State the number of lines with the string "that" in them, and nothing else.

[BEGIN]

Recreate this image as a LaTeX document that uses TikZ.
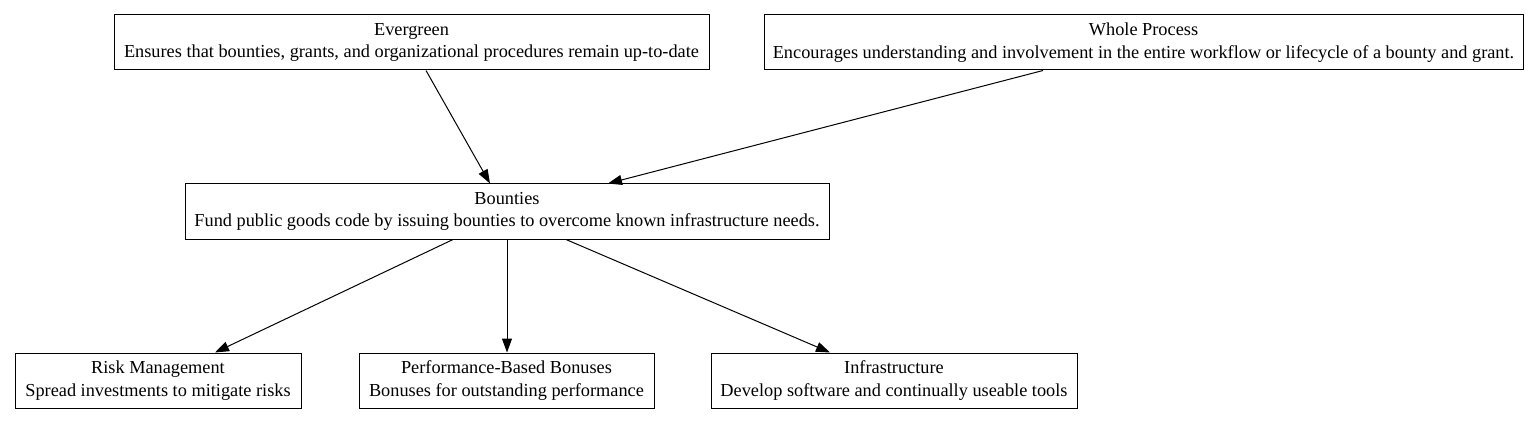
\documentclass[tikz,border=0pt]{standalone}
\usepackage{fontspec}
\setmainfont{Liberation Serif}
\usetikzlibrary{arrows.meta}
\begin{document}
\begin{tikzpicture}[x=1pt,y=-1pt,
  box/.style={draw,line width=1pt,inner sep=0pt,align=center,font=\fontsize{18.3}{22.5}\selectfont},
  conn/.style={line width=1pt,-{Triangle[length=14pt,width=10pt]}}]
\useasboundingbox[fill=white] (0,0) rectangle (1540,425);
\node[box,minimum width=595pt,minimum height=55pt] (ever) at (411.5,42.5) {Evergreen\\Ensures that bounties, grants, and organizational procedures remain up-to-date};
\node[box,minimum width=759pt,minimum height=55pt] (whole) at (1143.5,42.5) {Whole Process\\Encourages understanding and involvement in the entire workflow or lifecycle of a bounty and grant.};
\node[box,minimum width=644pt,minimum height=55pt] (bount) at (507,211.5) {Bounties\\Fund public goods code by issuing bounties to overcome known infrastructure needs.};
\node[box,minimum width=286pt,minimum height=55pt] (risk) at (158,380.5) {Risk Management\\Spread investments to mitigate risks};
\node[box,minimum width=295pt,minimum height=55pt] (perf) at (506.5,380.5) {Performance-Based Bonuses\\Bonuses for outstanding performance};
\node[box,minimum width=366pt,minimum height=55pt] (infra) at (894,380.5) {Infrastructure\\Develop software and continually useable tools};
\draw[conn] ([xshift=14.5pt]ever.south) -- ([xshift=-17pt]bount.north);
\draw[conn] ([xshift=-100.5pt]whole.south) -- ([xshift=101pt]bount.north);
\draw[conn] ([xshift=-54pt]bount.south) -- ([xshift=57pt]risk.north);
\draw[conn] (bount.south) -- ([xshift=0.5pt]perf.north);
\draw[conn] ([xshift=59pt]bount.south) -- ([xshift=-64pt]infra.north);
\end{tikzpicture}
\end{document}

[END]

• Solution to this problem: 2